The Schenectady man was arrested after a brief foot chase and put in the back seat of a police car. He told officers that he was dizzy and having trouble breathing; by the time the car arrived at the station, he was unresponsive. Paramedics were called in to provide treatment, and Kearse was eventually taken to Ellis Hospital and pronounced dead.
The details above were provided by police, and they're troubling.
They become more troubling when you combine them with comments provided by Kearse's girlfriend, Susan Perry.
According to Perry, police didn't believe Kearse when he said he was having trouble breathing - that they told her he was faking it.
She said the officers "were dragging him out of the car like an animal, and he was lying on the ground motionless. When I called his name multiple times, he didn't respond. He was looking up at the sky, not blinking, motionless."
This is a disturbing anecdote, if true.
It only heightens my curiosity as to what happened to Kearse.
What caused a 36-year-old man to report that he was having trouble breathing, become unresponsive and die?
Was there an underlying health problem?
Did officers use excessive force?
One neighbor told the Gazette he heard someone yelling "you're hurting me, you're hurting me! You broke my leg!"
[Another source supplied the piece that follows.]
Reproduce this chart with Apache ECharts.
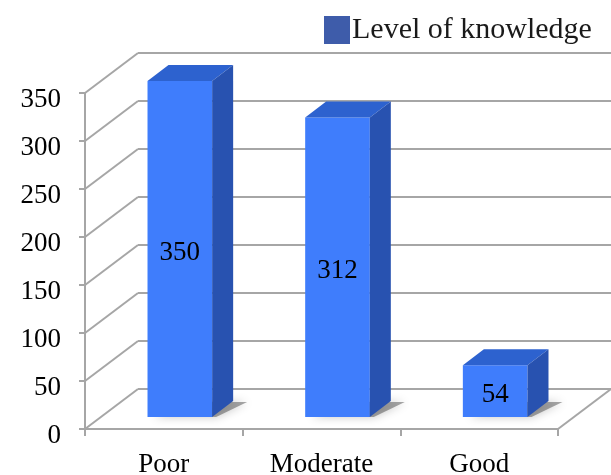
<!DOCTYPE html>
<html>
<head>
<meta charset="utf-8">
<script src="https://cdn.jsdelivr.net/npm/echarts@6/dist/echarts.min.js"></script>
<style>html,body{margin:0;padding:0;background:#fff}#c{width:611px;height:475px}</style>
</head>
<body>
<div id="c"></div>
<script>
const categories = ['Poor', 'Moderate', 'Good'];
const values = [350, 312, 54];
const yTicks = [0, 50, 100, 150, 200, 250, 300, 350];
const seriesName = 'Level of knowledge';

const FONT = 'Liberation Serif';
const GRID_COLOR = '#a6a6a6';
const DEPTH_X = 53, DEPTH_Y = -40;      // floor/wall depth
const BAR_OX = 16, BAR_OY = -12;        // bar front face offset in depth
const BAR_DX = 21, BAR_DY = -16;        // bar depth

const chart = echarts.init(document.getElementById('c'));

chart.setOption({
  animation: false,
  grid: { left: 85, top: 93, right: 53, bottom: 46, outerBoundsMode: 'none', containLabel: false },
  legend: {
    left: 324, top: 15, padding: 0,
    itemWidth: 26, itemHeight: 28,
    icon: 'rect',
    data: [{ name: seriesName, itemStyle: { color: '#3e5caa' } }],
    textStyle: { fontFamily: FONT, fontSize: 30, color: '#1a1a1a', padding: [0, 0, 0, -3] }
  },
  xAxis: {
    type: 'category',
    data: categories,
    axisLine: { lineStyle: { color: GRID_COLOR, width: 2 } },
    axisTick: { show: true, length: 7, lineStyle: { color: GRID_COLOR, width: 2 } },
    axisLabel: { fontFamily: FONT, fontSize: 27, color: '#000', margin: 22 },
    splitLine: { show: false }
  },
  yAxis: {
    type: 'value',
    min: 0, max: 350, interval: 50,
    axisLine: { show: true, lineStyle: { color: GRID_COLOR, width: 2 } },
    axisTick: { show: true, length: 6, lineStyle: { color: GRID_COLOR, width: 2 } },
    axisLabel: { fontFamily: FONT, fontSize: 27, color: '#000', margin: 24, verticalAlign: 'top', lineHeight: 14 },
    splitLine: { show: false }
  },
  series: [
    {
      type: 'custom',
      silent: true,
      z: 1,
      data: yTicks.map(v => [0, v]),
      renderItem: function (params, api) {
        const cs = params.coordSys;
        const y = api.coord([0, api.value(1)])[1];
        const xl = cs.x, xr = cs.x + cs.width;
        const style = { stroke: GRID_COLOR, lineWidth: 2, fill: null };
        const children = [
          { type: 'line', shape: { x1: xl, y1: y, x2: xl + DEPTH_X, y2: y + DEPTH_Y }, style },
          { type: 'line', shape: { x1: xl + DEPTH_X, y1: y + DEPTH_Y, x2: xr + DEPTH_X, y2: y + DEPTH_Y }, style }
        ];
        if (api.value(1) === 0) {
          children.push({ type: 'line', shape: { x1: xr, y1: y, x2: xr + DEPTH_X, y2: y + DEPTH_Y }, style });
        }
        return { type: 'group', children };
      }
    },
    {
      name: seriesName,
      type: 'custom',
      z: 2,
      itemStyle: { color: '#3f7dfc' },
      data: values.map((v, i) => [i, v]),
      renderItem: function (params, api) {
        const base = api.coord([api.value(0), 0]);
        const top = api.coord([api.value(0), api.value(1)]);
        const bw = api.size([1, 0])[0] * 0.41;
        const x0 = base[0] - bw / 2 + BAR_OX, x1 = x0 + bw;
        const yb = base[1] + BAR_OY, yt = top[1] + BAR_OY;
        return {
          type: 'group',
          children: [
            { type: 'polygon', shape: { points: [[x0 + 6, yb], [x1 + 4, yb], [x1 + BAR_DX + 14, yb + BAR_DY + 1], [x0 + BAR_DX + 10, yb + BAR_DY + 1]] },
              style: { fill: 'rgba(60,60,60,0.45)', shadowBlur: 10, shadowColor: 'rgba(0,0,0,0.5)' } },
            { type: 'rect', shape: { x: x0, y: yt, width: bw, height: yb - yt }, style: { fill: '#3f7dfc' } },
            { type: 'polygon', shape: { points: [[x0, yt], [x1, yt], [x1 + BAR_DX, yt + BAR_DY], [x0 + BAR_DX, yt + BAR_DY]] }, style: { fill: '#2d62cf' } },
            { type: 'polygon', shape: { points: [[x1, yt], [x1 + BAR_DX, yt + BAR_DY], [x1 + BAR_DX, yb + BAR_DY], [x1, yb]] }, style: { fill: '#2852b0' } },
            { type: 'text', style: { text: String(api.value(1)), x: (x0 + x1) / 2, y: (yt + yb) / 2 + 4, align: 'center', verticalAlign: 'middle',
              fontFamily: FONT, fontSize: 27, fill: '#000' } }
          ]
        };
      }
    }
  ]
});
</script>
</body>
</html>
Was Kearse injured during his encounter with police?
If the answer is yes, we need more information about the nature of his injuries, and whether these injuries contributed to his death.
One of the reasons Kearse's death deserves extra scrutiny is because there have been a number of troubling allegations of excessive force on the part of the Schenectady police.
Earlier this month the Schenectady City Council approved a $75,000 settlement in an excessive force lawsuit stemming from a 2014 incident in which three people claimed police officers punched, kicked and used a police dog on them without justification.
In March, a woman filed a notice of claim accusing two city police officers of pushing her and causing a severe head injury while she was under arrest.
In 2015, city resident Vebra Moore was knocked unconscious in a holding cell by two Schenectady police officers, according to a recent Albany Times Union article. Both officers were determined to have behaved appropriately.
Yes, there are times when police officers are justified in using force.
But Kearse's story raises red flags.
Some will criticize Kearse for running away when officers attempted to stop him for a traffic violation.
My personal feeling is that I'd rather see people get away with the occasional traffic violation than end up dead in police custody. But even if you think Kearse's decision was ill-advised, it doesn't necessarily follow that his death was necessary, inevitable or justified.
Schenectady police have asked the New York State Police to look into Kearse's death, and I'm glad they did.
We need to know how and why Andrew Kearse died, and an outside investigation will answer these questions.